■ Entries with chart source code ■

※ ※ ※

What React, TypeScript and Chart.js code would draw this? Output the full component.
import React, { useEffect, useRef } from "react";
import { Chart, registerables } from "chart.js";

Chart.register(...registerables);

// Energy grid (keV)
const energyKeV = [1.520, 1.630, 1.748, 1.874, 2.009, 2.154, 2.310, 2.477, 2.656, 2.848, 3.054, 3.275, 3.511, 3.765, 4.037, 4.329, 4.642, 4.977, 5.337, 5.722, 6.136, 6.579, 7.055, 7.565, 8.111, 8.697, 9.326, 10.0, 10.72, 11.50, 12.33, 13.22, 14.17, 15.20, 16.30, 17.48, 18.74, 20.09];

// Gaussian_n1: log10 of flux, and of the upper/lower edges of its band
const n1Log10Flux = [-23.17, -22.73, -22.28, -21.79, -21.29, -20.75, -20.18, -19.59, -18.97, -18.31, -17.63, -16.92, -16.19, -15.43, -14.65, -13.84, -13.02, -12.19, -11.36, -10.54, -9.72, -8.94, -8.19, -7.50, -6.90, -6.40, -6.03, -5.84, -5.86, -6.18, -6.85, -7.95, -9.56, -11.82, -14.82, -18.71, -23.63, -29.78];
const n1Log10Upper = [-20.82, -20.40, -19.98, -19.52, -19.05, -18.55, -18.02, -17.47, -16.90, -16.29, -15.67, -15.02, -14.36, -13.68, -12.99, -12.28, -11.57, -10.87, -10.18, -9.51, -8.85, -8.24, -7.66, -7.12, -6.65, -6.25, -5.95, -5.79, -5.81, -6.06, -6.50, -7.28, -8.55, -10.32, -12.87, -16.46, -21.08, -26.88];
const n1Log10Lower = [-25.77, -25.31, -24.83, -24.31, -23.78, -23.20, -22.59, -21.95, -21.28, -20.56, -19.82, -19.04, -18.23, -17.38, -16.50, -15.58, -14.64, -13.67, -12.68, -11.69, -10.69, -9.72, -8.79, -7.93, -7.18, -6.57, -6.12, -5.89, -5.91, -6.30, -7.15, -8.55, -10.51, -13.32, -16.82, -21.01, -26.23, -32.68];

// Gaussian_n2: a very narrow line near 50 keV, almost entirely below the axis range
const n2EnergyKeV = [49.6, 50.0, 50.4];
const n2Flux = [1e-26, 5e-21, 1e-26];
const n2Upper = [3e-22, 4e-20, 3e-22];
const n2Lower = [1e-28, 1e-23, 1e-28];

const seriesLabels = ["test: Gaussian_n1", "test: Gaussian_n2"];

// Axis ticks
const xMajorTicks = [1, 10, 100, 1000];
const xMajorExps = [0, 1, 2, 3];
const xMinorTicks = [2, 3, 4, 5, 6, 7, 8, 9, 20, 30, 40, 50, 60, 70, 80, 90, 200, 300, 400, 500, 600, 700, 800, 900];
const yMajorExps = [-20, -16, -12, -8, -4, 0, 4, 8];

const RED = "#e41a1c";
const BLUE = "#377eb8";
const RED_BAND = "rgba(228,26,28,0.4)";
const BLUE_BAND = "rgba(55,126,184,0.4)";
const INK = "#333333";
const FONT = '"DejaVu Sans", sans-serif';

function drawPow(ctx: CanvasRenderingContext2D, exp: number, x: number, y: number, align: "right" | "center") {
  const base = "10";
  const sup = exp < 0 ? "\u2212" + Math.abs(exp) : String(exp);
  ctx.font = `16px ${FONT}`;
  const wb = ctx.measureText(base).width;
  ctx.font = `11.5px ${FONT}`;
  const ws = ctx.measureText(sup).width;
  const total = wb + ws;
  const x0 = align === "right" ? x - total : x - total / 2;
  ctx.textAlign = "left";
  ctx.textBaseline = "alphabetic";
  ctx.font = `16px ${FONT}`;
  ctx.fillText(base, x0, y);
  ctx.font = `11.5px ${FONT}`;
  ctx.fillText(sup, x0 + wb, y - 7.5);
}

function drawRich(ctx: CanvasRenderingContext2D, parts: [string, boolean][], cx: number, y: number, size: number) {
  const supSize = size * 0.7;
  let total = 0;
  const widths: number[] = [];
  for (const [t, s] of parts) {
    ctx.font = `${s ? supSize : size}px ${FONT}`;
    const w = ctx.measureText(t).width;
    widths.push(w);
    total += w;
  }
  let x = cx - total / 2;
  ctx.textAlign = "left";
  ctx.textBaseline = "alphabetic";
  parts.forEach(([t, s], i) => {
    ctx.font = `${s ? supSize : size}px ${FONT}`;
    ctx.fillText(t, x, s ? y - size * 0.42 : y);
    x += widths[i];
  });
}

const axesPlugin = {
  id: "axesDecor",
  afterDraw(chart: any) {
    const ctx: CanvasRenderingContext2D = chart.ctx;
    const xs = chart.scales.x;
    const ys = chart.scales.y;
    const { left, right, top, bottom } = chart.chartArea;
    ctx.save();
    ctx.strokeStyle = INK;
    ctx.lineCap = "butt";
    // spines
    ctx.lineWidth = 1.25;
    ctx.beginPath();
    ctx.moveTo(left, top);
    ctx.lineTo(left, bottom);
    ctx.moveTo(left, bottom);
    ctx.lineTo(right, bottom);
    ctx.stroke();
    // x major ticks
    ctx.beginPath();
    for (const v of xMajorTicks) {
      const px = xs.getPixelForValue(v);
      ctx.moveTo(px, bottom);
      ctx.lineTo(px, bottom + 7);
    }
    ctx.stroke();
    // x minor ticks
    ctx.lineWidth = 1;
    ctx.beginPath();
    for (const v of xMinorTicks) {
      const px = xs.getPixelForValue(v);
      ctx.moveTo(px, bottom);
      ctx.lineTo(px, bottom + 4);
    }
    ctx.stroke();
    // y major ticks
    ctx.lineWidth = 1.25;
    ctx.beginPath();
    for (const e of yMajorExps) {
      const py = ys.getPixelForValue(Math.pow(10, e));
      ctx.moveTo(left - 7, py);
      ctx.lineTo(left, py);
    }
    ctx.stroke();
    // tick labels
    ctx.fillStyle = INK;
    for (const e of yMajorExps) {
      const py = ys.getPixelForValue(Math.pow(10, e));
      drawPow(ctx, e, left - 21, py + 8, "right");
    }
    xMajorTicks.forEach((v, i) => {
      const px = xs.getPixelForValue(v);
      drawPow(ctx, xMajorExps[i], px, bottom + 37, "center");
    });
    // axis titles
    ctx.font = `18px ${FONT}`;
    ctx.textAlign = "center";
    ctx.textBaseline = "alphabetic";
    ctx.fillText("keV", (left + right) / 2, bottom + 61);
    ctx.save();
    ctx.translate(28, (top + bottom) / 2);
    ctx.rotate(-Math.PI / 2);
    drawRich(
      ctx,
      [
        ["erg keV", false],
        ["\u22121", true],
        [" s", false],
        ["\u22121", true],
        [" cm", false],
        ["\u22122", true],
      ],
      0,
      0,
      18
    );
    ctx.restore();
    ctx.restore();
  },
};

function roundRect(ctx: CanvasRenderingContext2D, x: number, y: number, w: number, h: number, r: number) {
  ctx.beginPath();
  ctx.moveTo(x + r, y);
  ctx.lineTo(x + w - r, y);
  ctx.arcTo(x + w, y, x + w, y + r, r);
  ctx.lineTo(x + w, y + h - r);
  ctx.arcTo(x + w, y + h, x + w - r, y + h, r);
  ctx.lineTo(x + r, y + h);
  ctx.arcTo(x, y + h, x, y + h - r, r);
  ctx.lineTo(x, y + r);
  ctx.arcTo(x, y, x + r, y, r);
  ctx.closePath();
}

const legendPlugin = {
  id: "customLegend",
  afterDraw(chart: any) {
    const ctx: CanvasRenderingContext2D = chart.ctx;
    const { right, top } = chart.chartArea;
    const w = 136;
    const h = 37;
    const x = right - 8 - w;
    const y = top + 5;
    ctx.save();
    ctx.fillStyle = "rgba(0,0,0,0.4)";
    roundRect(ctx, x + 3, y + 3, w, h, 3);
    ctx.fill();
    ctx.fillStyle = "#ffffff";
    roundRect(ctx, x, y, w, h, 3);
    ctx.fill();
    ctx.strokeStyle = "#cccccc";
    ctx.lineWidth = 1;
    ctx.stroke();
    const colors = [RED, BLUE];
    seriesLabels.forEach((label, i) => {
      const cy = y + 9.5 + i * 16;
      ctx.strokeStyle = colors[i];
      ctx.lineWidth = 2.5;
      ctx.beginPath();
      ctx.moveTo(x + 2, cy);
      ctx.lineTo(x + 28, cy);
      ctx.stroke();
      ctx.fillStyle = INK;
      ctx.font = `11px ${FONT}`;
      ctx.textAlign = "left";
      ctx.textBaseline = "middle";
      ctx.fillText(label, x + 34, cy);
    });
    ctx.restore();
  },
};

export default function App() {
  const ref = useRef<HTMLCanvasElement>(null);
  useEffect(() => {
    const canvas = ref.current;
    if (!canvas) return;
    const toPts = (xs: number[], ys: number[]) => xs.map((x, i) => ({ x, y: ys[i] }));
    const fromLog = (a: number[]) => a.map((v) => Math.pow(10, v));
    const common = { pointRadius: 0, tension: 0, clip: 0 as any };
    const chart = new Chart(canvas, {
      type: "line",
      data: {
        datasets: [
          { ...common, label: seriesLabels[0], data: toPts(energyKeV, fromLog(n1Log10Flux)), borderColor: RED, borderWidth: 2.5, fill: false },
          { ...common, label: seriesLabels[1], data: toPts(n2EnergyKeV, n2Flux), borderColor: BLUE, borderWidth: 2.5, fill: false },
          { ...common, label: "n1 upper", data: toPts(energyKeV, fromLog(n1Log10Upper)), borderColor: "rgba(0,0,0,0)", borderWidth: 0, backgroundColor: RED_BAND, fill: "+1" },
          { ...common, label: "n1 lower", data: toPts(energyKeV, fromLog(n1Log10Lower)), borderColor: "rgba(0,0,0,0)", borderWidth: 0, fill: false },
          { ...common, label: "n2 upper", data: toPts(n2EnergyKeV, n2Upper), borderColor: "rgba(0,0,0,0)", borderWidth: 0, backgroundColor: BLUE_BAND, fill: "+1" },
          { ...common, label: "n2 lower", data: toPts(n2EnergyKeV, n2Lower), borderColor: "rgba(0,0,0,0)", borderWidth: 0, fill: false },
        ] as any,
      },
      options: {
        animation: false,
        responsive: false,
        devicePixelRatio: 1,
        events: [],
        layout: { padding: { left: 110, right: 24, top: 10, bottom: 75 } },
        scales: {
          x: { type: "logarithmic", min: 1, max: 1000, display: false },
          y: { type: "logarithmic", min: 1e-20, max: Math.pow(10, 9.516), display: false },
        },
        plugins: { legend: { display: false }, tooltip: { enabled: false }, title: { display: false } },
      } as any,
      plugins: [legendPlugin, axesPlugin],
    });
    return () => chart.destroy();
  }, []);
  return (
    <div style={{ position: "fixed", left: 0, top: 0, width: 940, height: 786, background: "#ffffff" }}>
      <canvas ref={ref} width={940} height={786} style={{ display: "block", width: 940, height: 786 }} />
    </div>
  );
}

※ ※ ※

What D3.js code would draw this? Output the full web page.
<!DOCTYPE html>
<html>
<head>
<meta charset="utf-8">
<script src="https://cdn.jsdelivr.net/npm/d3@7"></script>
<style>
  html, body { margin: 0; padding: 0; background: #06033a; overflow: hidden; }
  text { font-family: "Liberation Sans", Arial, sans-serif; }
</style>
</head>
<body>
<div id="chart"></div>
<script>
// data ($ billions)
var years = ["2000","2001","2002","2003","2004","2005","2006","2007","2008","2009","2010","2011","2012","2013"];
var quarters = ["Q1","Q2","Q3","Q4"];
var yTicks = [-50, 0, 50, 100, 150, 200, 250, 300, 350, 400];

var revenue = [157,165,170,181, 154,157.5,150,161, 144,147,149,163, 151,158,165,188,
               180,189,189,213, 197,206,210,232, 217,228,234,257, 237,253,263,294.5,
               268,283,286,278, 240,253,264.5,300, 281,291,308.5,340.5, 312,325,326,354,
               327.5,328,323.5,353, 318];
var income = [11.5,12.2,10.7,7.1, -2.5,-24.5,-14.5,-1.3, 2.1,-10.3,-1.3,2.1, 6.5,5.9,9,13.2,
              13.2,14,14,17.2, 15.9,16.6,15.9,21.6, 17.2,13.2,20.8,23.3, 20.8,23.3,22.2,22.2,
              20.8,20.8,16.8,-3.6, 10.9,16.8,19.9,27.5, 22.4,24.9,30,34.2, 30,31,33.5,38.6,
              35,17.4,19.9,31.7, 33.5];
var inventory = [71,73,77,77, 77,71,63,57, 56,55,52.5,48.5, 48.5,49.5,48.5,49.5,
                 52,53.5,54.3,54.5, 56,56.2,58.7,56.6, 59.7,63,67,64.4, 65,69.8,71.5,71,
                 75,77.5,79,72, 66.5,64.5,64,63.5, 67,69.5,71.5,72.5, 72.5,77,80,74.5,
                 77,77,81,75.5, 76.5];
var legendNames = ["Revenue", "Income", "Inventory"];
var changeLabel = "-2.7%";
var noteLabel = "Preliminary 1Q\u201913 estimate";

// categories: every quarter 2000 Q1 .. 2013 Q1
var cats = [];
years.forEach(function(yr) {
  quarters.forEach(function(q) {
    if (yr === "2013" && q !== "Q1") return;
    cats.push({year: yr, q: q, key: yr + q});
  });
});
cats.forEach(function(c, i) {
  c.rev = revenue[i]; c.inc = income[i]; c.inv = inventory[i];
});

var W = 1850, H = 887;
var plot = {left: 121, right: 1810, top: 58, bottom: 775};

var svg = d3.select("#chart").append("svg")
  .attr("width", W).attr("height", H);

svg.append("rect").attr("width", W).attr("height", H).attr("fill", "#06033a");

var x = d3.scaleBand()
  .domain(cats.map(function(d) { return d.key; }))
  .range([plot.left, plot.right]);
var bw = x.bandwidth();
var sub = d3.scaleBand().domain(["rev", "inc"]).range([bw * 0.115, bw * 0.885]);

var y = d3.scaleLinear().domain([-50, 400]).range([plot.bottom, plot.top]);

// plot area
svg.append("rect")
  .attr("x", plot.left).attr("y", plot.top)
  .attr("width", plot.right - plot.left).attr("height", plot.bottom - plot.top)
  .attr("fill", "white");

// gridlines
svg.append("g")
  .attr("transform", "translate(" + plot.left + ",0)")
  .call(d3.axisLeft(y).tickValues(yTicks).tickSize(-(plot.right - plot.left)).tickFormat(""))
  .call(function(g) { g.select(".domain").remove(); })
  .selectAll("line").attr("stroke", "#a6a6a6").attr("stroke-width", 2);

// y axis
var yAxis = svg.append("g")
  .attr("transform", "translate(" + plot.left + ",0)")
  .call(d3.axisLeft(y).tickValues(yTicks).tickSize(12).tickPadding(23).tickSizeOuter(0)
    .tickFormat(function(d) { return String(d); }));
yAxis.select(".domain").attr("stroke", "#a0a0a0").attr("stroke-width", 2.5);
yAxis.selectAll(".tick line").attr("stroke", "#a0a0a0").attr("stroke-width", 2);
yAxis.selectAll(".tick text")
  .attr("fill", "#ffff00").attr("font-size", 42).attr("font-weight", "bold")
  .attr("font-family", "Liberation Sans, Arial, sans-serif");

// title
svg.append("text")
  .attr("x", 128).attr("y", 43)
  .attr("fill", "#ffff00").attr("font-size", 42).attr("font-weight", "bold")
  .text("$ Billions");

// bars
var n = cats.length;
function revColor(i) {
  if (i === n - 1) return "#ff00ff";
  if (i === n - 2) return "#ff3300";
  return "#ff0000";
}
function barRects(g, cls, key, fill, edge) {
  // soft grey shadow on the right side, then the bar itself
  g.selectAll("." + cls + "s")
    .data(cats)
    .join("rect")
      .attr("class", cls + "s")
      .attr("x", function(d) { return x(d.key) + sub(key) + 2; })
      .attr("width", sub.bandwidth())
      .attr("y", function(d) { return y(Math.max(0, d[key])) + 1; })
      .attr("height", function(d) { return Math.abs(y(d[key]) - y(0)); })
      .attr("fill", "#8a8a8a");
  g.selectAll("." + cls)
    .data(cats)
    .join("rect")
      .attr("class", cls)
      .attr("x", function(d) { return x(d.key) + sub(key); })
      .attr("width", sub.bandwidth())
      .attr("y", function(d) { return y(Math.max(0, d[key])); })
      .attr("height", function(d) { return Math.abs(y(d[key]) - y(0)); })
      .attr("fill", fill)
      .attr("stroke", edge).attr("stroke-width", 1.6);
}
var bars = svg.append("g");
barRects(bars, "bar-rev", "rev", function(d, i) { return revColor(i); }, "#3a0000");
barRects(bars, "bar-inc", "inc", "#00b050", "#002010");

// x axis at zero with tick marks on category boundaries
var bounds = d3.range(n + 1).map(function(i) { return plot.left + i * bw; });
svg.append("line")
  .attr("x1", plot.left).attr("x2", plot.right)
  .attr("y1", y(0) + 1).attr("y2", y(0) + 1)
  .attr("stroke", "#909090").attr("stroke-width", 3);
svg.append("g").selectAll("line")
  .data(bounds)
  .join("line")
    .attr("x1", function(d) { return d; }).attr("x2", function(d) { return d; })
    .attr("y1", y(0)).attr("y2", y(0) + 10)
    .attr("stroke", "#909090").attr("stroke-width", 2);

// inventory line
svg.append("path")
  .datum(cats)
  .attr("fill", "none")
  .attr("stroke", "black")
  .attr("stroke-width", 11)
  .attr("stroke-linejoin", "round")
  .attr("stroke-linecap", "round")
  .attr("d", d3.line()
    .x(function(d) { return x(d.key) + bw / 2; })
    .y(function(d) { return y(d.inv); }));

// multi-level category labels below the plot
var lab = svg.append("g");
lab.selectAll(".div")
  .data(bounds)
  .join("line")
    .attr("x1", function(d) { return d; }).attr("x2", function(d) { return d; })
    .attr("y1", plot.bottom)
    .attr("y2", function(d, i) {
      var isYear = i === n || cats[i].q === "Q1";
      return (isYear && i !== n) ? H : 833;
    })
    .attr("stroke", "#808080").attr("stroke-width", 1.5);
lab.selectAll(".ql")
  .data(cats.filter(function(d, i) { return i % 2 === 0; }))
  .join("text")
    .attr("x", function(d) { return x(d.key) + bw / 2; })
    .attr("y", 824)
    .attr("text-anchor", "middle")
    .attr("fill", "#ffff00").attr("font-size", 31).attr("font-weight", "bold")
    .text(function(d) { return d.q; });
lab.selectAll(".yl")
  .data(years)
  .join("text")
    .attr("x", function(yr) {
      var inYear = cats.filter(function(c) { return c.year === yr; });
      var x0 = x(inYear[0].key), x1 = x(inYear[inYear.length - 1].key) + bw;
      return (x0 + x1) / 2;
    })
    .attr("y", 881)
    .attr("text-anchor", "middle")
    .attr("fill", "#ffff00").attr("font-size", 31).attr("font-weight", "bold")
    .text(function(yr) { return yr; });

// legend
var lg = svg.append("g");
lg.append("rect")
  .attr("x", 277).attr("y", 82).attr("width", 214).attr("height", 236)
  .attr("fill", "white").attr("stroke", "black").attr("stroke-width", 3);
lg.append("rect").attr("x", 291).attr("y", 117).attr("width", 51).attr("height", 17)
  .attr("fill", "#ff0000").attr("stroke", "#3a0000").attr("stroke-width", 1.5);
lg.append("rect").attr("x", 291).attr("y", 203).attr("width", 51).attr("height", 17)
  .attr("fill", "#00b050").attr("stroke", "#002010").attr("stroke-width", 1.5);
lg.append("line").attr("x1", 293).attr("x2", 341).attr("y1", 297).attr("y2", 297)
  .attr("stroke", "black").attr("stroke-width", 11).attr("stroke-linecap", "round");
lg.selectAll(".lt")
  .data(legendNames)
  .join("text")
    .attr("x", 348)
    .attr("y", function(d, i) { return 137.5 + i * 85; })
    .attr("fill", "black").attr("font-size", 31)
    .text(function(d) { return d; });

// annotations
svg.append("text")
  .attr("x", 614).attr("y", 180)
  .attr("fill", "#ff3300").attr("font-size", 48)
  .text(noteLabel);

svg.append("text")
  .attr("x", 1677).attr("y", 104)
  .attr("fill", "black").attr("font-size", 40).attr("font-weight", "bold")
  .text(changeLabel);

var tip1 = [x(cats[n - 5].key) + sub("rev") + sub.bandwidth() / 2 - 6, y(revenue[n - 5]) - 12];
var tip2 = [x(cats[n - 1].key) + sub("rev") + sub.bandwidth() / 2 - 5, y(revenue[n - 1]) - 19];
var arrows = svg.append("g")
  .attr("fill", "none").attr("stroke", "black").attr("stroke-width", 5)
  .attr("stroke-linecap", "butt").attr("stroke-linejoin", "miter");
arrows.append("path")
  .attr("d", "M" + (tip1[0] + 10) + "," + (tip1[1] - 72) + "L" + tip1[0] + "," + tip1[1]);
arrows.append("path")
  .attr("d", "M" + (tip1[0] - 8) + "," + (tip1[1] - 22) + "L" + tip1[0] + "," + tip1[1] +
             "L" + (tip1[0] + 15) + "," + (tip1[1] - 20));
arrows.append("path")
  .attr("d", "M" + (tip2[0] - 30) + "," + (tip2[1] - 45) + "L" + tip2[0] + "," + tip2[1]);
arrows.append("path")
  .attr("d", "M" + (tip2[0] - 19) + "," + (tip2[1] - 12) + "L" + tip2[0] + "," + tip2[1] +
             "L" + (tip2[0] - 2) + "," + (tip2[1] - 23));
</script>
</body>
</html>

※ ※ ※

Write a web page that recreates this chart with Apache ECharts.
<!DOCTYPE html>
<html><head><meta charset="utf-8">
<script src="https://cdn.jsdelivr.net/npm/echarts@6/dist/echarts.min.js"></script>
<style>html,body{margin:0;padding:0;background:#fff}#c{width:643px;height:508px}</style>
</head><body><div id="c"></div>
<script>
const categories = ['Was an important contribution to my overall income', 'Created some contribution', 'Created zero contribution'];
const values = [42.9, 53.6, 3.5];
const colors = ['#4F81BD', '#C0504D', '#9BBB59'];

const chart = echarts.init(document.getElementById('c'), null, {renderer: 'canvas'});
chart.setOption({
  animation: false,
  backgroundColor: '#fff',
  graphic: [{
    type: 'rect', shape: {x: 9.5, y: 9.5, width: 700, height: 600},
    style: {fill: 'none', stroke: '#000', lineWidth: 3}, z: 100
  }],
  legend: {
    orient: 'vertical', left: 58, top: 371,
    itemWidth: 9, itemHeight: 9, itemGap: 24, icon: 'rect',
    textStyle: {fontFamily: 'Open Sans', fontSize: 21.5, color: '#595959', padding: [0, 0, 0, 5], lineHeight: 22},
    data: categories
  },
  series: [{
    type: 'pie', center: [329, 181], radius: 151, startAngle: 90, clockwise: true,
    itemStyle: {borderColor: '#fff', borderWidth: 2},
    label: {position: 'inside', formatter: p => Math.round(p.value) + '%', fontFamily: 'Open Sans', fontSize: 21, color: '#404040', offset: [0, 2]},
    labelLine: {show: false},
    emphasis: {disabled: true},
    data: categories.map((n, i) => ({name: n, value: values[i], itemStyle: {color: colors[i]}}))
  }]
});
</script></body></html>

※ ※ ※

■ DESCRIPTION OF THE TASK ■
Look back at the entries above. Retype the line with "Write a web", the line with "const colors = ['#4F81BD', '#C0504D', '#9BBB59'];", and all lines in between.

■ FINAL ANSWER ■
Write a web page that recreates this chart with Apache ECharts.
<!DOCTYPE html>
<html><head><meta charset="utf-8">
<script src="https://cdn.jsdelivr.net/npm/echarts@6/dist/echarts.min.js"></script>
<style>html,body{margin:0;padding:0;background:#fff}#c{width:643px;height:508px}</style>
</head><body><div id="c"></div>
<script>
const categories = ['Was an important contribution to my overall income', 'Created some contribution', 'Created zero contribution'];
const values = [42.9, 53.6, 3.5];
const colors = ['#4F81BD', '#C0504D', '#9BBB59'];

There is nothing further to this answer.